Swap the links. Every href should point to the product page with the waitlist token attached, so the held piece is the one that loads. For jewelry that means the exact variant URL (yellow gold, size 7), not the category page.

Wire the merge tags. Jewelry BIS is variant-specific, so the tags are too.

Klaviyo: - Product name: {{ item.name }} - Product URL (variant): {{ item.url }} - Price: {{ item.price }} - Metal or size: the BIS event property {{ event.variant_name }} - Priority access link: {{ person|lookup:'bis_priority_url' }}

Mailchimp: - Product name: *|PRODUCT_NAME|* - Product URL: *|PRODUCT_URL|* - Price: *|PRODUCT_PRICE|* - Metal or size: *|VARIANT_NAME|* (a merge field you set on the product)

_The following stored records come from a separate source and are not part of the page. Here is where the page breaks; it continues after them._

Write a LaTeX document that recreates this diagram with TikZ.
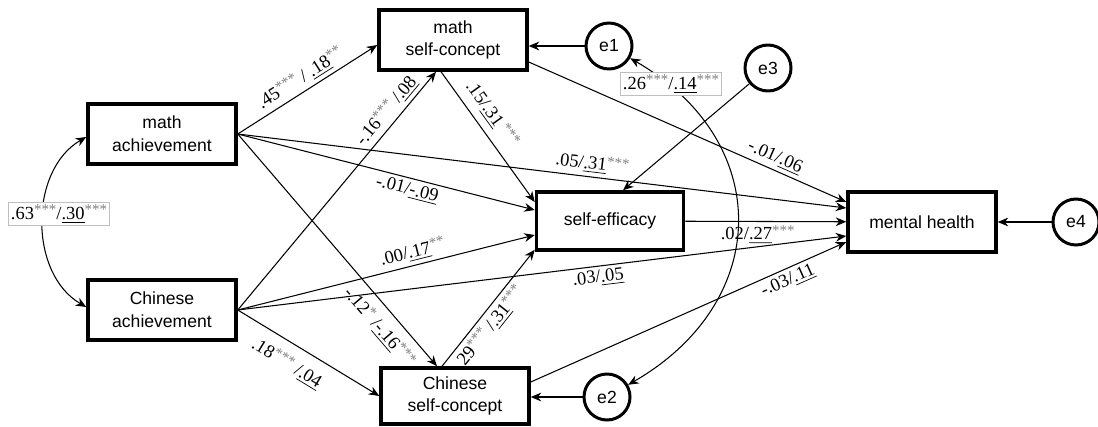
\documentclass[tikz,border=0pt]{standalone}
\usepackage{fontspec}
\setmainfont{Liberation Serif}
\setsansfont{Liberation Sans}
\usetikzlibrary{arrows.meta,calc}
\newcommand{\st}[1]{\raisebox{.55ex}{\fontsize{8.5}{9}\selectfont\textcolor{gray}{#1}}}
\newcommand{\ul}[1]{\underline{#1}}

\begin{document}
\begin{tikzpicture}[x=0.02cm,y=-0.02cm,
		var/.style={rectangle,draw,line width=2pt,minimum width=2.96cm,minimum height=1.2cm,
			align=center,inner sep=1pt,font=\sffamily\fontsize{10}{13}\selectfont},
		err/.style={circle,draw,line width=1.7pt,minimum size=0.92cm,inner sep=0pt,
			font=\sffamily\fontsize{10}{11}\selectfont},
		reg/.style={-{Stealth[length=6pt,width=5pt]},line width=0.6pt},
		cov/.style={{Stealth[length=6pt,width=5pt]}-{Stealth[length=6pt,width=5pt]},line width=0.6pt},
		coef/.style={sloped,inner sep=2pt,font=\fontsize{10.5}{12}\selectfont},
		covlbl/.style={draw=black!25,fill=white,line width=0.4pt,inner sep=1.5pt,
			font=\fontsize{10.5}{12}\selectfont}]
		\useasboundingbox (0,0) rectangle (1098,426);

		\node[var] (MA) at (162,134) {math\\achievement};
		\node[var] (CA) at (162,310) {Chinese\\achievement};
		\node[var] (MSC) at (453,40) {math\\self-concept};
		\node[var,minimum height=1.12cm] (CSC) at (455,396) {Chinese\\self-concept};
		\node[var,minimum width=2.94cm,minimum height=1.16cm] (SE) at (610,221) {self-efficacy};
		\node[var] (MH) at (922,222) {mental health};

		\node[err] (e1) at (609,46) {e1};
		\node[err] (e2) at (607,397) {e2};
		\node[err] (e3) at (768,68) {e3};
		\node[err] (e4) at (1076,222) {e4};

		% paths from math achievement
		\draw[reg] (MA.east) -- ($(MSC.west)+(0,5)$)
			node[coef,above,pos=.5] (l1) {.45\st{***} / \ul{.18}\st{**}};
		\draw[reg] (MA.east) -- ($(MH.west)+(0,-14)$)
			node[coef,above,pos=.58] (l5) {.05/\ul{.31}\st{***}};
		\draw[reg] (MA.east) -- ($(SE.west)+(0,-11)$)
			node[coef,below,pos=.58] (l6) {-.01/\ul{-.09}};
		\draw[reg] (MA.east) -- ($(CSC.north)+(-18,0)$)
			node[coef,below,pos=.78,yshift=-3pt] (l12) {-.12\st{*} /\ul{-.16}\st{***}};

		% paths from Chinese achievement
		\draw[reg] (CA.east) -- ($(MSC.south)+(-17,0)$)
			node[coef,above,pos=.8] (l2) {-.16\st{***} /\ul{.08}};
		\draw[reg] (CA.east) -- ($(SE.west)+(0,14)$)
			node[coef,above,pos=.6] (l7) {.00/\ul{.17}\st{**}};
		\draw[reg] (CA.east) -- ($(MH.west)+(0,14)$)
			node[coef,below,pos=.59] (l8) {.03/\ul{.05}};
		\draw[reg] (CA.east) -- (CSC.west)
			node[coef,below,pos=.42,yshift=-4pt] (l11) {.18\st{***} /\ul{.04}};

		% mediators
		\draw[reg] ($(MSC.south)+(-12,0)$) -- ($(SE.west)+(0,-19)$)
			node[coef,above,pos=.4,yshift=2pt] (l3) {.15/\ul{.31}\,\st{***}};
		\draw[reg] ($(CSC.north)+(-13,0)$) -- ($(SE.south west)+(0,-2)$)
			node[coef,below,pos=.4] (l13) {.29\st{***} /\ul{.31}\st{***}};
		\draw[reg] ($(MSC.east)+(0,22)$) -- ($(MH.west)+(0,-20)$)
			node[coef,above,pos=.76] (l4) {-.01/\ul{.06}};
		\draw[reg] ($(CSC.east)+(0,-14)$) -- ($(MH.west)+(0,20)$)
			node[coef,below,pos=.8] (l10) {-.03/\ul{.11}};
		\draw[reg] (SE) -- (MH)
			node[coef,below,pos=.45] (l9) {.02/\ul{.27}\st{***}};

		% residuals
		\draw[reg] (e1) -- (MSC.east |- e1);
		\draw[reg] (e2) -- (CSC.east |- e2);
		\draw[reg] (e3) -- ($(SE.north)+(13,0)$);
		\draw[reg] (e4) -- (MH);

		% covariances
		\draw[cov] ($(MA.west)+(0,3)$) to[bend right=60] ($(CA.west)+(0,-3)$);
		\draw[cov] (e1) to[out=-30,in=30,looseness=1.3] (e2);
		\node[covlbl] (r1) at (59,214) {.63\st{***}/\ul{.30}\st{***}};
		\node[covlbl] (r2) at (671,84) {.26\st{***}/\ul{.14}\st{***}};
	\end{tikzpicture}
\end{document}
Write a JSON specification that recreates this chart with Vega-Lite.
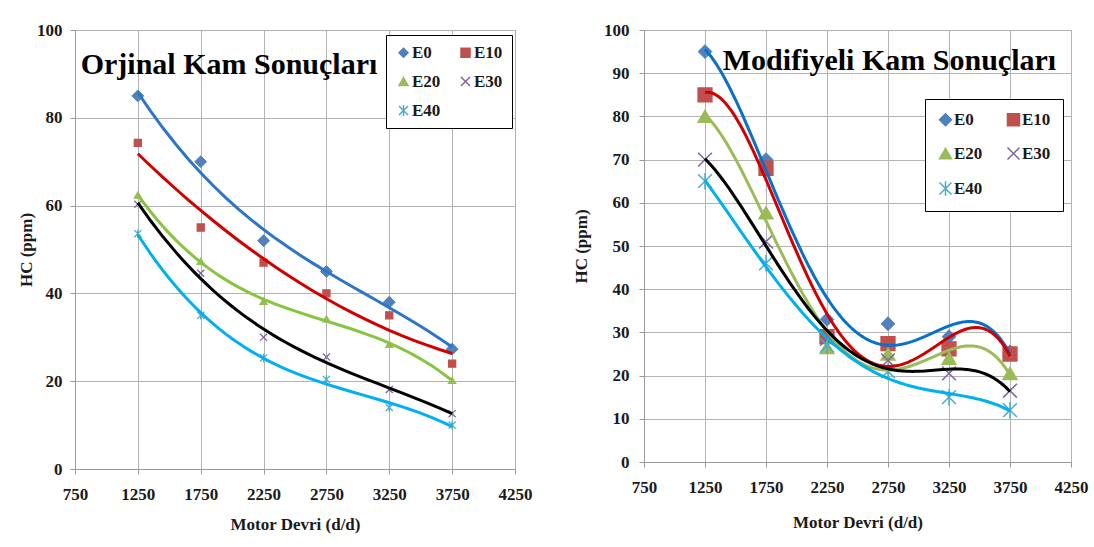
{
  "$schema": "https://vega.github.io/schema/vega-lite/v6.json",
  "background": "white",
  "padding": {"left": 17, "top": 20, "right": 5, "bottom": 5},
  "bounds": "flush",
  "spacing": 129,
  "resolve": {"scale": {"fill": "independent", "stroke": "independent", "shape": "independent"}, "legend": {"fill": "independent", "stroke": "independent", "shape": "independent"}},
  "datasets": {
    "orjinal": [
      {"s": "E0", "rpm": 1250, "hc": 85}, {"s": "E0", "rpm": 1750, "hc": 70}, {"s": "E0", "rpm": 2250, "hc": 52}, {"s": "E0", "rpm": 2750, "hc": 45}, {"s": "E0", "rpm": 3250, "hc": 38}, {"s": "E0", "rpm": 3750, "hc": 27.3},
      {"s": "E10", "rpm": 1250, "hc": 74.3}, {"s": "E10", "rpm": 1750, "hc": 55}, {"s": "E10", "rpm": 2250, "hc": 47}, {"s": "E10", "rpm": 2750, "hc": 40}, {"s": "E10", "rpm": 3250, "hc": 35}, {"s": "E10", "rpm": 3750, "hc": 24},
      {"s": "E20", "rpm": 1250, "hc": 62.4}, {"s": "E20", "rpm": 1750, "hc": 47.3}, {"s": "E20", "rpm": 2250, "hc": 38.2}, {"s": "E20", "rpm": 2750, "hc": 34.2}, {"s": "E20", "rpm": 3250, "hc": 28.4}, {"s": "E20", "rpm": 3750, "hc": 20.2},
      {"s": "E30", "rpm": 1250, "hc": 60.3}, {"s": "E30", "rpm": 1750, "hc": 44.6}, {"s": "E30", "rpm": 2250, "hc": 30}, {"s": "E30", "rpm": 2750, "hc": 25.5}, {"s": "E30", "rpm": 3250, "hc": 18.1}, {"s": "E30", "rpm": 3750, "hc": 12.6},
      {"s": "E40", "rpm": 1250, "hc": 53.6}, {"s": "E40", "rpm": 1750, "hc": 35}, {"s": "E40", "rpm": 2250, "hc": 25.3}, {"s": "E40", "rpm": 2750, "hc": 20.4}, {"s": "E40", "rpm": 3250, "hc": 14}, {"s": "E40", "rpm": 3750, "hc": 10}
    ],
    "modifiye": [
      {"s": "E0", "rpm": 1250, "hc": 95}, {"s": "E0", "rpm": 1750, "hc": 70}, {"s": "E0", "rpm": 2250, "hc": 33}, {"s": "E0", "rpm": 2750, "hc": 32}, {"s": "E0", "rpm": 3250, "hc": 29}, {"s": "E0", "rpm": 3750, "hc": 25.5},
      {"s": "E10", "rpm": 1250, "hc": 85}, {"s": "E10", "rpm": 1750, "hc": 68}, {"s": "E10", "rpm": 2250, "hc": 29}, {"s": "E10", "rpm": 2750, "hc": 27.4}, {"s": "E10", "rpm": 3250, "hc": 26.2}, {"s": "E10", "rpm": 3750, "hc": 25},
      {"s": "E20", "rpm": 1250, "hc": 80}, {"s": "E20", "rpm": 1750, "hc": 57.7}, {"s": "E20", "rpm": 2250, "hc": 26.5}, {"s": "E20", "rpm": 2750, "hc": 25}, {"s": "E20", "rpm": 3250, "hc": 24}, {"s": "E20", "rpm": 3750, "hc": 20.5},
      {"s": "E30", "rpm": 1250, "hc": 70}, {"s": "E30", "rpm": 1750, "hc": 51}, {"s": "E30", "rpm": 2250, "hc": 28.5}, {"s": "E30", "rpm": 2750, "hc": 23.5}, {"s": "E30", "rpm": 3250, "hc": 20.5}, {"s": "E30", "rpm": 3750, "hc": 16.5},
      {"s": "E40", "rpm": 1250, "hc": 65}, {"s": "E40", "rpm": 1750, "hc": 46}, {"s": "E40", "rpm": 2250, "hc": 27}, {"s": "E40", "rpm": 2750, "hc": 21}, {"s": "E40", "rpm": 3250, "hc": 15}, {"s": "E40", "rpm": 3750, "hc": 12}
    ],
    "title_left": [{"t": "Orjinal Kam Sonuçları", "rpm": 1975, "hc": 90}],
    "title_right": [{"t": "Modifiyeli Kam Sonuçları", "rpm": 2762, "hc": 90.7}]
  },
  "config": {
    "view": {"stroke": "#b3b3b3", "strokeWidth": 1},
    "axis": {
      "labelFont": "Liberation Serif", "labelFontWeight": "bold", "labelFontSize": 17, "labelColor": "#1a1a1a", "labelFlush": false,
      "titleFont": "Liberation Serif", "titleFontWeight": "bold", "titleFontSize": 17, "titleColor": "#1a1a1a",
      "gridColor": "#b3b3b3", "gridOpacity": 1, "gridWidth": 1,
      "domainColor": "#9a9a9a", "tickColor": "#9a9a9a", "tickSize": 5
    },
    "legend": {
      "orient": "none", "columns": 2, "direction": "horizontal", "title": null, "strokeColor": "black", "fillColor": "white",
      "labelFont": "Liberation Serif", "labelFontWeight": "bold", "labelFontSize": 17, "labelColor": "#1a1a1a",
      "symbolStrokeWidth": 1.5, "labelOffset": 0
    }
  },
  "hconcat": [
    {
      "width": 440,
      "height": 439,
      "data": {"name": "orjinal"},
      "encoding": {
        "x": {"field": "rpm", "type": "quantitative", "scale": {"domain": [750, 4250], "nice": false, "zero": false},
              "axis": {"title": "Motor Devri (d/d)", "values": [750, 1250, 1750, 2250, 2750, 3250, 3750, 4250], "format": "d", "labelPadding": 12, "titlePadding": 14}},
        "y": {"field": "hc", "type": "quantitative", "scale": {"domain": [0, 100], "nice": false},
              "axis": {"title": "HC (ppm)", "values": [0, 20, 40, 60, 80, 100], "labelPadding": 8, "titlePadding": 1}}
      },
      "layer": [
        {
          "transform": [{"filter": "datum.s == 'E0'"}],
          "mark": {"type": "point", "opacity": 1, "strokeWidth": 1, "size": 140},
          "encoding": {
            "fill": {"field": "s", "type": "nominal", "scale": {"domain": ["E0", "E10", "E20", "E30", "E40"], "range": ["#4f81bd", "#c0504d", "#9bbb59", "transparent", "transparent"]},
                     "legend": {"legendX": 311, "legendY": 5, "padding": 9, "rowPadding": 11, "columnPadding": 16, "symbolSize": 81}},
            "stroke": {"field": "s", "type": "nominal", "scale": {"domain": ["E0", "E10", "E20", "E30", "E40"], "range": ["#4f81bd", "#c0504d", "#9bbb59", "#8064a2", "#4bacc6"]},
                       "legend": {"legendX": 311, "legendY": 5, "padding": 9, "rowPadding": 11, "columnPadding": 16, "symbolSize": 81}},
            "shape": {"field": "s", "type": "nominal", "scale": {"domain": ["E0", "E10", "E20", "E30", "E40"], "range": ["diamond", "square", "triangle-up", "M-1,-1L1,1M-1,1L1,-1", "M-1,-1L1,1M-1,1L1,-1M0,-1.2L0,1.2"]},
                      "legend": {"legendX": 311, "legendY": 5, "padding": 9, "rowPadding": 11, "columnPadding": 16, "symbolSize": 81}}
          }
        },
        {
          "transform": [{"filter": "datum.s != 'E0'"}],
          "mark": {"type": "point", "opacity": 1, "strokeWidth": 1.3, "size": 50},
          "encoding": {
            "fill": {"field": "s", "type": "nominal", "scale": {"domain": ["E0", "E10", "E20", "E30", "E40"], "range": ["#4f81bd", "#c0504d", "#9bbb59", "transparent", "transparent"]},
                     "legend": {"legendX": 311, "legendY": 5, "padding": 9, "rowPadding": 11, "columnPadding": 16, "symbolSize": 81}},
            "stroke": {"field": "s", "type": "nominal", "scale": {"domain": ["E0", "E10", "E20", "E30", "E40"], "range": ["#4f81bd", "#c0504d", "#9bbb59", "#8064a2", "#4bacc6"]},
                       "legend": {"legendX": 311, "legendY": 5, "padding": 9, "rowPadding": 11, "columnPadding": 16, "symbolSize": 81}},
            "shape": {"field": "s", "type": "nominal", "scale": {"domain": ["E0", "E10", "E20", "E30", "E40"], "range": ["diamond", "square", "triangle-up", "M-1,-1L1,1M-1,1L1,-1", "M-1,-1L1,1M-1,1L1,-1M0,-1.2L0,1.2"]},
                      "legend": {"legendX": 311, "legendY": 5, "padding": 9, "rowPadding": 11, "columnPadding": 16, "symbolSize": 81}}
          }
        },
        {
          "transform": [{"filter": "datum.s == 'E0'"}, {"regression": "hc", "on": "rpm", "method": "poly", "order": 3, "extent": [1250, 3750]}],
          "mark": {"type": "line", "strokeWidth": 3, "color": "#2e75c9"}
        },
        {
          "transform": [{"filter": "datum.s == 'E10'"}, {"regression": "hc", "on": "rpm", "method": "poly", "order": 2, "extent": [1250, 3750]}],
          "mark": {"type": "line", "strokeWidth": 3, "color": "#d00000"}
        },
        {
          "transform": [{"filter": "datum.s == 'E20'"}, {"regression": "hc", "on": "rpm", "method": "poly", "order": 3, "extent": [1250, 3750]}],
          "mark": {"type": "line", "strokeWidth": 3, "color": "#86c540"}
        },
        {
          "transform": [{"filter": "datum.s == 'E30'"}, {"regression": "hc", "on": "rpm", "method": "poly", "order": 3, "extent": [1250, 3750]}],
          "mark": {"type": "line", "strokeWidth": 3, "color": "#000000"}
        },
        {
          "transform": [{"filter": "datum.s == 'E40'"}, {"regression": "hc", "on": "rpm", "method": "poly", "order": 3, "extent": [1250, 3750]}],
          "mark": {"type": "line", "strokeWidth": 3, "color": "#00b0f0"}
        },
        {
          "data": {"name": "title_left"},
          "mark": {"type": "text", "font": "Liberation Serif", "fontWeight": "bold", "fontSize": 30, "align": "center", "baseline": "alphabetic", "color": "#000000"},
          "encoding": {"text": {"field": "t"}}
        }
      ]
    },
    {
      "width": 427,
      "height": 432,
      "data": {"name": "modifiye"},
      "encoding": {
        "x": {"field": "rpm", "type": "quantitative", "scale": {"domain": [750, 4250], "nice": false, "zero": false},
              "axis": {"title": "Motor Devri (d/d)", "values": [750, 1250, 1750, 2250, 2750, 3250, 3750, 4250], "format": "d", "labelPadding": 12, "titlePadding": 19}},
        "y": {"field": "hc", "type": "quantitative", "scale": {"domain": [0, 100], "nice": false},
              "axis": {"title": "HC (ppm)", "values": [0, 10, 20, 30, 40, 50, 60, 70, 80, 90, 100], "labelPadding": 10, "titlePadding": 13}}
      },
      "layer": [
        {
          "transform": [{"filter": "datum.s == 'E0'"}],
          "mark": {"type": "point", "opacity": 1, "strokeWidth": 1, "size": 190},
          "encoding": {
            "fill": {"field": "s", "type": "nominal", "scale": {"domain": ["E0", "E10", "E20", "E30", "E40"], "range": ["#4f81bd", "#c0504d", "#9bbb59", "transparent", "transparent"]},
                     "legend": {"legendX": 281, "legendY": 69, "padding": 12, "rowPadding": 15, "columnPadding": 21, "symbolSize": 144}},
            "stroke": {"field": "s", "type": "nominal", "scale": {"domain": ["E0", "E10", "E20", "E30", "E40"], "range": ["#4f81bd", "#c0504d", "#9bbb59", "#8064a2", "#4bacc6"]},
                       "legend": {"legendX": 281, "legendY": 69, "padding": 12, "rowPadding": 15, "columnPadding": 21, "symbolSize": 144}},
            "shape": {"field": "s", "type": "nominal", "scale": {"domain": ["E0", "E10", "E20", "E30", "E40"], "range": ["diamond", "square", "triangle-up", "M-1,-1L1,1M-1,1L1,-1", "M-1,-1L1,1M-1,1L1,-1M0,-1.2L0,1.2"]},
                      "legend": {"legendX": 281, "legendY": 69, "padding": 12, "rowPadding": 15, "columnPadding": 21, "symbolSize": 144}}
          }
        },
        {
          "transform": [{"filter": "datum.s != 'E0'"}],
          "mark": {"type": "point", "opacity": 1, "strokeWidth": 1.5, "size": 190},
          "encoding": {
            "fill": {"field": "s", "type": "nominal", "scale": {"domain": ["E0", "E10", "E20", "E30", "E40"], "range": ["#4f81bd", "#c0504d", "#9bbb59", "transparent", "transparent"]},
                     "legend": {"legendX": 281, "legendY": 69, "padding": 12, "rowPadding": 15, "columnPadding": 21, "symbolSize": 144}},
            "stroke": {"field": "s", "type": "nominal", "scale": {"domain": ["E0", "E10", "E20", "E30", "E40"], "range": ["#4f81bd", "#c0504d", "#9bbb59", "#8064a2", "#4bacc6"]},
                       "legend": {"legendX": 281, "legendY": 69, "padding": 12, "rowPadding": 15, "columnPadding": 21, "symbolSize": 144}},
            "shape": {"field": "s", "type": "nominal", "scale": {"domain": ["E0", "E10", "E20", "E30", "E40"], "range": ["diamond", "square", "triangle-up", "M-1,-1L1,1M-1,1L1,-1", "M-1,-1L1,1M-1,1L1,-1M0,-1.2L0,1.2"]},
                      "legend": {"legendX": 281, "legendY": 69, "padding": 12, "rowPadding": 15, "columnPadding": 21, "symbolSize": 144}}
          }
        },
        {
          "transform": [{"filter": "datum.s == 'E0'"}, {"regression": "hc", "on": "rpm", "method": "poly", "order": 4, "extent": [1250, 3750]}],
          "mark": {"type": "line", "strokeWidth": 3, "color": "#0a70c8"}
        },
        {
          "transform": [{"filter": "datum.s == 'E10'"}, {"regression": "hc", "on": "rpm", "method": "poly", "order": 4, "extent": [1250, 3750]}],
          "mark": {"type": "line", "strokeWidth": 3, "color": "#d00000"}
        },
        {
          "transform": [{"filter": "datum.s == 'E20'"}, {"regression": "hc", "on": "rpm", "method": "poly", "order": 4, "extent": [1250, 3750]}],
          "mark": {"type": "line", "strokeWidth": 3, "color": "#9bbb59"}
        },
        {
          "transform": [{"filter": "datum.s == 'E30'"}, {"regression": "hc", "on": "rpm", "method": "poly", "order": 4, "extent": [1250, 3750]}],
          "mark": {"type": "line", "strokeWidth": 3, "color": "#000000"}
        },
        {
          "transform": [{"filter": "datum.s == 'E40'"}, {"regression": "hc", "on": "rpm", "method": "poly", "order": 4, "extent": [1250, 3750]}],
          "mark": {"type": "line", "strokeWidth": 3, "color": "#00b0f0"}
        },
        {
          "data": {"name": "title_right"},
          "mark": {"type": "text", "font": "Liberation Serif", "fontWeight": "bold", "fontSize": 30, "align": "center", "baseline": "alphabetic", "color": "#000000"},
          "encoding": {"text": {"field": "t"}}
        }
      ]
    }
  ]
}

Test before you send. Send a preview to Gmail on web and Android, Apple Mail on iPhone and macOS, and Outlook on Windows. Flip dark mode on iPhone and macOS to confirm the color-scheme meta holds. Confirm the product photo downloads, the VML button fills gold in Outlook, and the CTA lands on the right variant with the waitlist token intact.

Questions

Is this back-in-stock template free to use for my jewelry clients? +

Yes. The HTML and the MJML are free. Paste them into as many client accounts and Klaviyo flows as you need. No license, no per-send fee.

Will the product photo and the gold CTA button render in Outlook? +

Yes. The button ships as a VML shape, so Outlook 2007 through 2019 paint the gold fill instead of a blue underlined link. The product photo sits in a standard image tag every client renders. Run a preview send to Outlook on Windows to confirm the held-piece link still loads.

Can I match it to my jewelry brand palette? +

Yes. The colors live in inline styles and the color-scheme meta. Swap the ivory (#FBF8F3) and gold (#B8924A) hex values for your house palette and the whole email reskins in one pass. Keep text contrast above 4.5:1 so the design holds when dark mode inverts the background.

Do I need to know HTML to ship this? +

No. Copy the export, paste it into Klaviyo or Mailchimp, and edit the brand name, two hex colors, and your links in plain text. HTML helps if you want to fine-tune a variant block or a ring-size table, but the template sends as-is.